#### DATA LINES:
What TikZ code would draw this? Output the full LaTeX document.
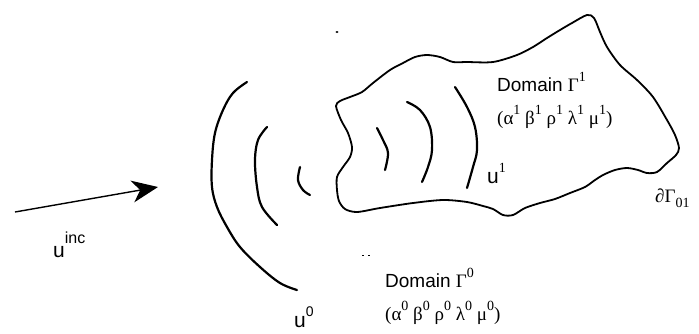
\documentclass[tikz,border=0pt]{standalone}
\usepackage{fontspec}
\setmainfont{Liberation Sans}
\newfontfamily\grk{Liberation Serif}
\usetikzlibrary{arrows.meta}
\newcommand\supx[1]{\raisebox{0.52em}{\fontsize{14}{14}\selectfont #1}}
\newcommand\subx[1]{\raisebox{-0.3em}{\fontsize{14}{14}\selectfont #1}}
\tikzset{
  outline/.style={line width=1.8pt, line join=round, line cap=round},
  wave/.style={line width=2.2pt, line cap=round},
  lbl/.style={inner sep=0pt, anchor=base west, font=\fontsize{19}{22}\selectfont},
  ulbl/.style={inner sep=0pt, anchor=base west, font=\fontsize{21}{24}\selectfont},
}
\begin{document}
\begin{tikzpicture}[x=1pt,y=-1pt]
\useasboundingbox (0,0) rectangle (699,333);
% Domain Gamma^1 outline
\draw[outline] plot[smooth cycle, tension=0.5] coordinates {
(336,106) (340,101) (350,97) (362,92) (373,83) (390,70) (403,63) (415,57)
(427,55) (440,57) (453,62) (467,62) (493,62) (517,55) (533,47) (547,38)
(560,30) (572,23) (587,15) (594,18) (600,32) (607,47) (620,65) (637,80)
(653,97) (667,120) (675,135) (679,148) (676,155) (667,163) (657,172) (647,173)
(638,170) (627,168) (615,170) (603,175) (595,180) (585,187) (570,193) (555,199)
(540,203) (525,208) (513,215) (503,215) (493,209) (483,206) (467,202) (443,200)
(413,203) (380,208) (357,212) (345,209) (339,201) (337,190) (337,177) (343,167)
(350,157) (352,147) (348,133) (341,120)};
% wave fronts outside
\draw[wave] plot[smooth, tension=0.6] coordinates {(247,82) (233,93) (223,110) (215,133) (212,160) (212,187) (217,207) (227,227) (240,247) (260,267) (280,283) (297,290)};
\draw[wave] plot[smooth, tension=0.6] coordinates {(267,127) (258,140) (255,160) (257,187) (262,207) (277,225)};
\draw[wave] plot[smooth, tension=0.6] coordinates {(300,167) (298,180) (303,190) (310,195)};
% wave fronts inside
\draw[wave] plot[smooth, tension=0.6] coordinates {(377,128) (383,140) (388,153) (385,170)};
\draw[wave] plot[smooth, tension=0.6] coordinates {(407,102) (420,110) (430,127) (432,150) (428,167) (422,182)};
\draw[wave] plot[smooth, tension=0.6] coordinates {(455,87) (467,107) (475,127) (477,150) (473,167) (467,188)};
% small marks
\fill (337,32) ellipse (1.6pt and 1pt);
\draw[line width=0.8pt] (362,255) -- (364,255) (368,255) -- (370,255);
% incident arrow
\coordinate (aS) at (15,212);
\coordinate (aE) at (158,187);
\draw[line width=1.4pt, -{Stealth[length=26pt,width=22pt,inset=8pt]}] (aS) -- (aE);
% labels
\node[ulbl] (uinc) at (53,257) {u\raisebox{0.62em}{\fontsize{16}{16}\selectfont inc}};
\node[ulbl] (u0) at (294,327) {u\supx{0}};
\node[ulbl] (u1) at (487,183) {u\supx{\grk 1}};
\node[lbl] (d1) at (497,91) {Domain {\grk Γ}\supx{\grk 1}};
\node[lbl] (p1) at (497,124) {\grk (α\supx{1} β\supx{1} ρ\supx{1} λ\supx{1} μ\supx{1})};
\node[lbl] (d0) at (385,287) {Domain {\grk Γ}\supx{\grk 0}};
\node[lbl] (p0) at (385,320) {\grk (α\supx{0} β\supx{0} ρ\supx{0} λ\supx{0} μ\supx{0})};
\node[lbl] (bd) at (655,202) {\grk ∂Γ\subx{01}};
\end{tikzpicture}
\end{document}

#### PROBLEM TO SOLVE:
Retype the listing exactly. Pictures do not belong in the copy.

#### FINAL ANSWER:
What TikZ code would draw this? Output the full LaTeX document.
\documentclass[tikz,border=0pt]{standalone}
\usepackage{fontspec}
\setmainfont{Liberation Sans}
\newfontfamily\grk{Liberation Serif}
\usetikzlibrary{arrows.meta}
\newcommand\supx[1]{\raisebox{0.52em}{\fontsize{14}{14}\selectfont #1}}
\newcommand\subx[1]{\raisebox{-0.3em}{\fontsize{14}{14}\selectfont #1}}
\tikzset{
  outline/.style={line width=1.8pt, line join=round, line cap=round},
  wave/.style={line width=2.2pt, line cap=round},
  lbl/.style={inner sep=0pt, anchor=base west, font=\fontsize{19}{22}\selectfont},
  ulbl/.style={inner sep=0pt, anchor=base west, font=\fontsize{21}{24}\selectfont},
}
\begin{document}
\begin{tikzpicture}[x=1pt,y=-1pt]
\useasboundingbox (0,0) rectangle (699,333);
% Domain Gamma^1 outline
\draw[outline] plot[smooth cycle, tension=0.5] coordinates {
(336,106) (340,101) (350,97) (362,92) (373,83) (390,70) (403,63) (415,57)
(427,55) (440,57) (453,62) (467,62) (493,62) (517,55) (533,47) (547,38)
(560,30) (572,23) (587,15) (594,18) (600,32) (607,47) (620,65) (637,80)
(653,97) (667,120) (675,135) (679,148) (676,155) (667,163) (657,172) (647,173)
(638,170) (627,168) (615,170) (603,175) (595,180) (585,187) (570,193) (555,199)
(540,203) (525,208) (513,215) (503,215) (493,209) (483,206) (467,202) (443,200)
(413,203) (380,208) (357,212) (345,209) (339,201) (337,190) (337,177) (343,167)
(350,157) (352,147) (348,133) (341,120)};
% wave fronts outside
\draw[wave] plot[smooth, tension=0.6] coordinates {(247,82) (233,93) (223,110) (215,133) (212,160) (212,187) (217,207) (227,227) (240,247) (260,267) (280,283) (297,290)};
\draw[wave] plot[smooth, tension=0.6] coordinates {(267,127) (258,140) (255,160) (257,187) (262,207) (277,225)};
\draw[wave] plot[smooth, tension=0.6] coordinates {(300,167) (298,180) (303,190) (310,195)};
% wave fronts inside
\draw[wave] plot[smooth, tension=0.6] coordinates {(377,128) (383,140) (388,153) (385,170)};
\draw[wave] plot[smooth, tension=0.6] coordinates {(407,102) (420,110) (430,127) (432,150) (428,167) (422,182)};
\draw[wave] plot[smooth, tension=0.6] coordinates {(455,87) (467,107) (475,127) (477,150) (473,167) (467,188)};
% small marks
\fill (337,32) ellipse (1.6pt and 1pt);
\draw[line width=0.8pt] (362,255) -- (364,255) (368,255) -- (370,255);
% incident arrow
\coordinate (aS) at (15,212);
\coordinate (aE) at (158,187);
\draw[line width=1.4pt, -{Stealth[length=26pt,width=22pt,inset=8pt]}] (aS) -- (aE);
% labels
\node[ulbl] (uinc) at (53,257) {u\raisebox{0.62em}{\fontsize{16}{16}\selectfont inc}};
\node[ulbl] (u0) at (294,327) {u\supx{0}};
\node[ulbl] (u1) at (487,183) {u\supx{\grk 1}};
\node[lbl] (d1) at (497,91) {Domain {\grk Γ}\supx{\grk 1}};
\node[lbl] (p1) at (497,124) {\grk (α\supx{1} β\supx{1} ρ\supx{1} λ\supx{1} μ\supx{1})};
\node[lbl] (d0) at (385,287) {Domain {\grk Γ}\supx{\grk 0}};
\node[lbl] (p0) at (385,320) {\grk (α\supx{0} β\supx{0} ρ\supx{0} λ\supx{0} μ\supx{0})};
\node[lbl] (bd) at (655,202) {\grk ∂Γ\subx{01}};
\end{tikzpicture}
\end{document}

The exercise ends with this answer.